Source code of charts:
________

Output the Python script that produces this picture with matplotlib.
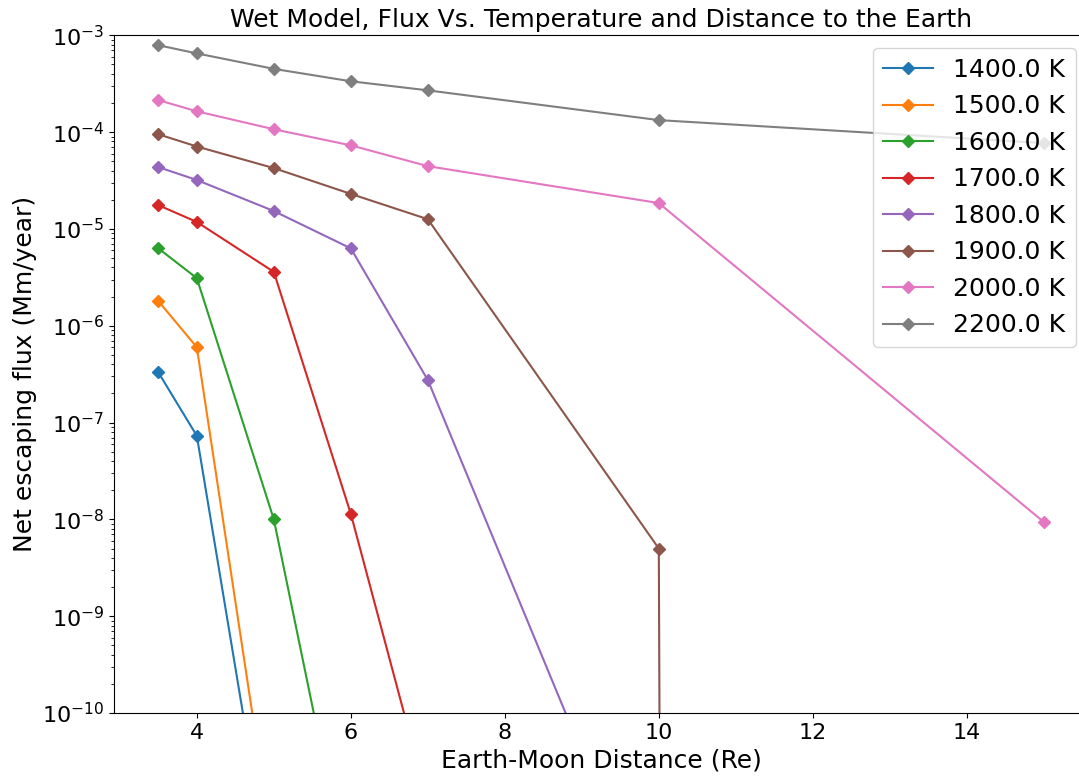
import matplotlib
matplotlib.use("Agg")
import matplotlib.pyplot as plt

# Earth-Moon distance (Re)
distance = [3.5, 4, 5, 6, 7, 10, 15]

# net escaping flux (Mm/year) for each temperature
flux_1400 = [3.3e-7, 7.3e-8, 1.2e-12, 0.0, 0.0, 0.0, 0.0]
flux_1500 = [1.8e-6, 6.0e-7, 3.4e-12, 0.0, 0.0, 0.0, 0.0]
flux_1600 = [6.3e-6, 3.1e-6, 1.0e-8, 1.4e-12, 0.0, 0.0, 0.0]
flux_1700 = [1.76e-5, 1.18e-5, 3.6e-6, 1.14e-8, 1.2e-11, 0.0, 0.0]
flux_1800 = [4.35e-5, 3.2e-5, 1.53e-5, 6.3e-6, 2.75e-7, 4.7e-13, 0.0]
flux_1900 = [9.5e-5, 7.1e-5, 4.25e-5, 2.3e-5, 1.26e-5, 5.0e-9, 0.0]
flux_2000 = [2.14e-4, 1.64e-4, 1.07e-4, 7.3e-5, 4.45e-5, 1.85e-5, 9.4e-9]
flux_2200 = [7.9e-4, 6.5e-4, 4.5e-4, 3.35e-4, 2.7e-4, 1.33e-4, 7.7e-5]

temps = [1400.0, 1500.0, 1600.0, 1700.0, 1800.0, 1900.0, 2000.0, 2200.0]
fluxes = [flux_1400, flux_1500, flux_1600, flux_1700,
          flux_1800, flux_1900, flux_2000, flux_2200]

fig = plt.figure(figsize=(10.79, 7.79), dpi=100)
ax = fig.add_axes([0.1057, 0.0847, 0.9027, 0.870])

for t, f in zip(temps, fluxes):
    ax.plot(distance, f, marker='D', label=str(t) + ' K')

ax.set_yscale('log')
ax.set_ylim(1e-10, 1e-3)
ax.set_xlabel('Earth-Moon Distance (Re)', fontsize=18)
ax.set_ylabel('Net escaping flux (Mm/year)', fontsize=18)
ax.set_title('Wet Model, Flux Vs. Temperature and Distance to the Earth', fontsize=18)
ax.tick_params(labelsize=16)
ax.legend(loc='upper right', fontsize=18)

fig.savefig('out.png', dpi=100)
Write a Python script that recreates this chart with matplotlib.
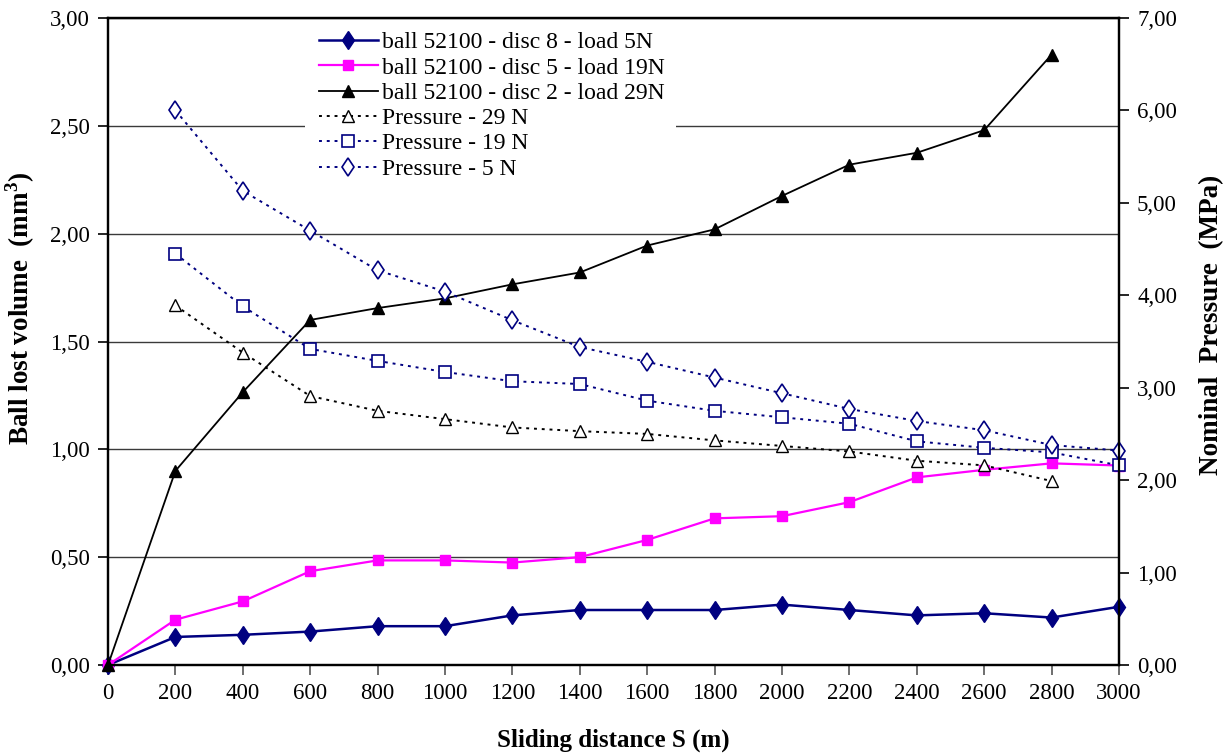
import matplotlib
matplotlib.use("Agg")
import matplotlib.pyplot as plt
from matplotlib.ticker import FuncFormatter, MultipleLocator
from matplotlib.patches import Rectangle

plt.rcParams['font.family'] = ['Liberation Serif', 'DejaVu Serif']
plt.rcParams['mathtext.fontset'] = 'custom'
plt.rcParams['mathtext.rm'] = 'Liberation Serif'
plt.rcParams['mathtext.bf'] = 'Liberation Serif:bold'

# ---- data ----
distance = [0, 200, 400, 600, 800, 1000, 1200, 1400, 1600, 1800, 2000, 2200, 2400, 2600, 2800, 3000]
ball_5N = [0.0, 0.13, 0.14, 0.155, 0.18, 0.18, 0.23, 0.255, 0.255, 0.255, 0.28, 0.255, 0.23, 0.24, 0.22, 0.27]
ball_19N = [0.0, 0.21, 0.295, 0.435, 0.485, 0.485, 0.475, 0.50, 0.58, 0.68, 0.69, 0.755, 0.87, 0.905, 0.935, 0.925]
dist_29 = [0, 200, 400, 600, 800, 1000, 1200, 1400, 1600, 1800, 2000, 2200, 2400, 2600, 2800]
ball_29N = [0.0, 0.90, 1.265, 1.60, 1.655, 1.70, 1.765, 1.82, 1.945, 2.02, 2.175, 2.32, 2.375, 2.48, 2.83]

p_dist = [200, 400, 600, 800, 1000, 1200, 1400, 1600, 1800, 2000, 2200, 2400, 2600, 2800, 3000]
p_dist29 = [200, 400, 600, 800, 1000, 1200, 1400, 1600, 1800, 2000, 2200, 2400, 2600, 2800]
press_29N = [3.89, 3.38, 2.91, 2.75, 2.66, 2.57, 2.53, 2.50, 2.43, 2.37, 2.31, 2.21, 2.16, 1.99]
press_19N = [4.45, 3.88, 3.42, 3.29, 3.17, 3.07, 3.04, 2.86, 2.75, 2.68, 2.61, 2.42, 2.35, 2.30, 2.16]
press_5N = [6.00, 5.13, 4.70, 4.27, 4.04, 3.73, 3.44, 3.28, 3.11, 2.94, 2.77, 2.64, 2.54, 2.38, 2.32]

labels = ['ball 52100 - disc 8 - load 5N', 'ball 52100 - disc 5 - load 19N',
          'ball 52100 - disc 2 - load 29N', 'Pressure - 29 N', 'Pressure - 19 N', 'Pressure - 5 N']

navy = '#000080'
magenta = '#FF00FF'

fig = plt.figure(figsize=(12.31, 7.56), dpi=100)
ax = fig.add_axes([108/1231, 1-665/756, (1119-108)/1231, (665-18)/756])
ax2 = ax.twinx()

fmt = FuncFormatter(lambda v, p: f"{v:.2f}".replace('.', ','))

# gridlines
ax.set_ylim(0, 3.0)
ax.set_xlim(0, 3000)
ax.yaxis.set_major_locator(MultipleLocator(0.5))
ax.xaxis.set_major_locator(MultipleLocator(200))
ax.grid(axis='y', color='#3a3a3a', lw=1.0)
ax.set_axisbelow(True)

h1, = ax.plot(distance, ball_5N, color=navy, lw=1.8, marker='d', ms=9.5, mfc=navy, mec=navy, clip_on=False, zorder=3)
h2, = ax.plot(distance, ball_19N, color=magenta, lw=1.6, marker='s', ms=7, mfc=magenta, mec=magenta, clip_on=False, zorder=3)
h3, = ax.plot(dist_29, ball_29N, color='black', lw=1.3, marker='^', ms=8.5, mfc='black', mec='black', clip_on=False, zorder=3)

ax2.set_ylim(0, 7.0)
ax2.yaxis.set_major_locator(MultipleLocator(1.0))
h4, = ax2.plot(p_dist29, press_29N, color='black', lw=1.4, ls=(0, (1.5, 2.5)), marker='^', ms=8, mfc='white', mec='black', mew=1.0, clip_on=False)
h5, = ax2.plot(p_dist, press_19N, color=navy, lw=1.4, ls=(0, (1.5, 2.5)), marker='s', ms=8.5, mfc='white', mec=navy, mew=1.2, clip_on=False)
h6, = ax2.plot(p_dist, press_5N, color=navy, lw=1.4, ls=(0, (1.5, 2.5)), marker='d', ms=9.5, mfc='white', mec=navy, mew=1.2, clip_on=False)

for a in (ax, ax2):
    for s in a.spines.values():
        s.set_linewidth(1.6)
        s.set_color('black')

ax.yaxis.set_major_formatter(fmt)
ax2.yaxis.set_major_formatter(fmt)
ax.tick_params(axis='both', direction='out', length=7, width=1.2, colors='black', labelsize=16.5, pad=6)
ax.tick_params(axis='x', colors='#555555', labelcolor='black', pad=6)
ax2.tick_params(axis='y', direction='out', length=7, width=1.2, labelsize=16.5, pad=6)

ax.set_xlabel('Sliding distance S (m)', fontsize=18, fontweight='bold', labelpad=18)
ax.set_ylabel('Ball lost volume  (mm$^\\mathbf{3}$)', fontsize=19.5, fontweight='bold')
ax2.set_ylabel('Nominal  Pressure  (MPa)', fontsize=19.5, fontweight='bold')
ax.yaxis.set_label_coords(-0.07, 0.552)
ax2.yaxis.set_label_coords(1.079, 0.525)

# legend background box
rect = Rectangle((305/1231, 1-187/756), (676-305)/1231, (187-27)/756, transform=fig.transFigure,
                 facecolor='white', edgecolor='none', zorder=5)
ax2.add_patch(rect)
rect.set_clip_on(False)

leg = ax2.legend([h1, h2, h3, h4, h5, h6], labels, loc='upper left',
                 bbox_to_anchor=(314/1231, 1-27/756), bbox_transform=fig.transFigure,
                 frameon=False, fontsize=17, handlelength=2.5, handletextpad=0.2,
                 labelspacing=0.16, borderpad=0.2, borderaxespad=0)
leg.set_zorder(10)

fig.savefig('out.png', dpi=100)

________

TASK TO CARRY OUT:
Leave the pictures out, then copy word for word only the lines from the one containing "Write a Python" through the one containing "2.54, 2.38, 2.32]", both included.

COMPLETE OUTPUT:
Write a Python script that recreates this chart with matplotlib.
import matplotlib
matplotlib.use("Agg")
import matplotlib.pyplot as plt
from matplotlib.ticker import FuncFormatter, MultipleLocator
from matplotlib.patches import Rectangle

plt.rcParams['font.family'] = ['Liberation Serif', 'DejaVu Serif']
plt.rcParams['mathtext.fontset'] = 'custom'
plt.rcParams['mathtext.rm'] = 'Liberation Serif'
plt.rcParams['mathtext.bf'] = 'Liberation Serif:bold'

# ---- data ----
distance = [0, 200, 400, 600, 800, 1000, 1200, 1400, 1600, 1800, 2000, 2200, 2400, 2600, 2800, 3000]
ball_5N = [0.0, 0.13, 0.14, 0.155, 0.18, 0.18, 0.23, 0.255, 0.255, 0.255, 0.28, 0.255, 0.23, 0.24, 0.22, 0.27]
ball_19N = [0.0, 0.21, 0.295, 0.435, 0.485, 0.485, 0.475, 0.50, 0.58, 0.68, 0.69, 0.755, 0.87, 0.905, 0.935, 0.925]
dist_29 = [0, 200, 400, 600, 800, 1000, 1200, 1400, 1600, 1800, 2000, 2200, 2400, 2600, 2800]
ball_29N = [0.0, 0.90, 1.265, 1.60, 1.655, 1.70, 1.765, 1.82, 1.945, 2.02, 2.175, 2.32, 2.375, 2.48, 2.83]

p_dist = [200, 400, 600, 800, 1000, 1200, 1400, 1600, 1800, 2000, 2200, 2400, 2600, 2800, 3000]
p_dist29 = [200, 400, 600, 800, 1000, 1200, 1400, 1600, 1800, 2000, 2200, 2400, 2600, 2800]
press_29N = [3.89, 3.38, 2.91, 2.75, 2.66, 2.57, 2.53, 2.50, 2.43, 2.37, 2.31, 2.21, 2.16, 1.99]
press_19N = [4.45, 3.88, 3.42, 3.29, 3.17, 3.07, 3.04, 2.86, 2.75, 2.68, 2.61, 2.42, 2.35, 2.30, 2.16]
press_5N = [6.00, 5.13, 4.70, 4.27, 4.04, 3.73, 3.44, 3.28, 3.11, 2.94, 2.77, 2.64, 2.54, 2.38, 2.32]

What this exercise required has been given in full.